Tom was a city worker fed up of unhealthy and unbalanced breakfast options. Spotting this gap in the market he started a sampling activity of a homemade oat recipe at Waterloo station. One converted filing cabinet, an old BT van, and a railway arch later, MOMA sold its first breakfast to the City of London’s commuters. 11 years later, MOMA is stocked in supermarkets, stations, online and coffee shops across the UK.
We spoke to Tom about how he developed the MOMA brand and how other breakfast product brands can position themselves effectively in an ever-growing market.
1) How can a business clearly define their target market?
I think anyone setting up a business has, even subconsciously, their target market in mind. For example, with us, I thought: ‘there’s a real gap in the market for a healthy, filling breakfast’ – or they might come up with the product first, which is a product-focused business or brand. But subconsciously, they’ll always have the target market in mind for that product. It’s really crucial that your messaging, your branding and packaging, as well as the product, are all focused towards the target market.
If you can get sales data that tells you who’s actually buying the products then that’s the best you can get; for example, with one of our grocery customers, they’ve got a loyalty program so you can really understand who’s buying what, male or female, what age they are, whether they like premium or mainstream, whether they are buying for quality, speed and convenience or because they have a big family, that sort of thing. So whilst you might think you know what your market, there’s no replacement for the data that shows exactly who is buying your product.
2) How can brands position themselves effectively?
The first thing is understanding who your target market its, but then digging into what media channels they use, what resonates with them. Then it really informs the media channels you choose to use, what the messages are and what people respond to there. For example, we’re trying to do a lot on Facebook advertising at the moment, so we need to make sure our target market is on Facebook. We do a lot of AB testing so we can start to understand what creatives and messages people respond to. Exactly the same thing applies to other advertising channels. If you’re advertising in a magazine, your target’s going to be reading that magazine. If you’re advertising on the tube, your target market will be travelling on the tube.
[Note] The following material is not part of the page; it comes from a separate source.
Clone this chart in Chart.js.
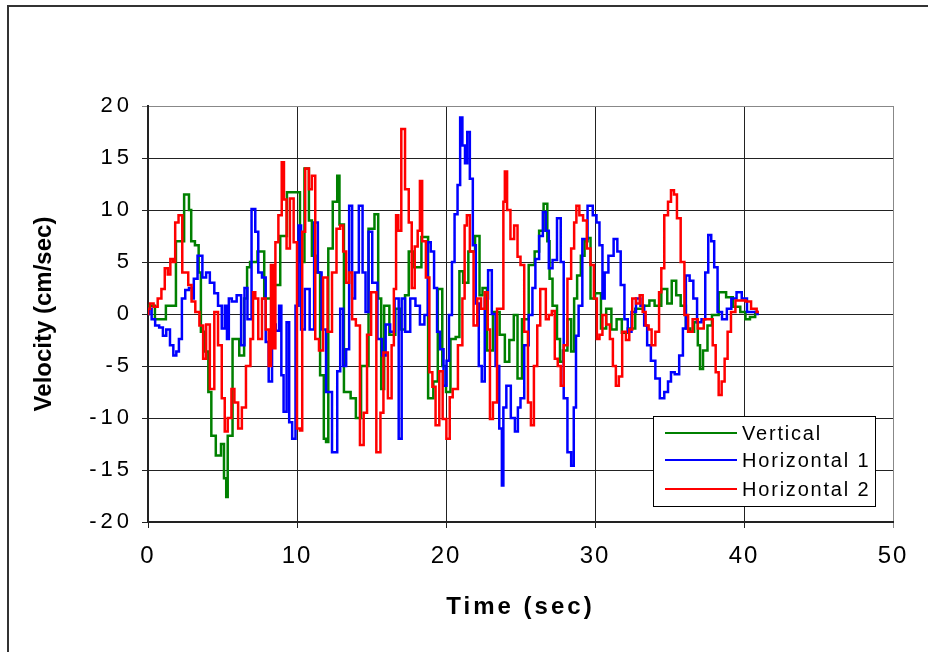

3) How are blogs a useful tool?
The great things about blogs, especially if they’ve been built up organically (which most blogs have) is that they’ve got authenticity to them. People really believe what is written in blogs because it’s an individual that’s really authentic and putting their heart into everything. They could have a small following or a large following but generally it’s got that authenticity behind it.
4) Are there any consumer trends when it comes to breakfast choices?
The main trends in breakfast are exactly the same things that we set out 12 years ago to cater for; a healthy, filling, fast breakfast. Health and wellness continues to be at the forefront of what people want. Finding something filling is actually the highest growing need, people are no longer being taken by faddy diets quite as much, they want a breakfast that’s genuinely going to fill them up and give them that sustenance during the morning. Convenience will continue to grow and become really important for people. People are busy, they’ve always been busy; but the more easily they can access those convenient products, the better.
In terms of specific things, we are also seeing a growth in veganism at the moment, which is mostly being pushed from an ethical viewpoint – though there are an increasing number of people going vegan from a health standpoint. There’ll be an increasing number going from a sustainable and environmental point of view, too. So whilst we’re definitely not a vegan or free-from brand, it is a strong arm to what we’re doing and we’ll be looking at product development in that sector.
5) What has been your biggest business lesson so far?
There’ve been a couple of big changes we’ve made to the business as we’ve gone along, so from a big business perspective, right at the beginning we were focused on stalls in train stations, selling our products to consumers as they made their way to work. So there’s a retail consumer-facing model to the business. At the same time, we started developing a more traditional Fast-moving consumer goods (FMCG) model, supplying our products to other retailers, so we had these two parallel business models going at one stage. We then decided to stop the stores in the train stations, a total of 9 stores, so we closed down a whole half of the business. Then fast-forward a few years, we changed our product focus from Bircher muesli (which is a starting product where we still lead the UK market) to porridge being our main focus as a brand, so there have been two major shifts in a business. So focusing down on to branding and design specifically, we’ve had 4 or 5 design projects over the years but two specific ones on the Bircher muesli and on the brand generally, so 2010-15 there were two quite major changes to the brand. I think getting the brand and the design and the packaging right is crucial and it’s really hard if you’re not naturally in tune with that type of thing to get it right. One thing I would say to any brand owners out there is to really trust your gut on this and make sure you’re really happy with what an agency is recommending to you.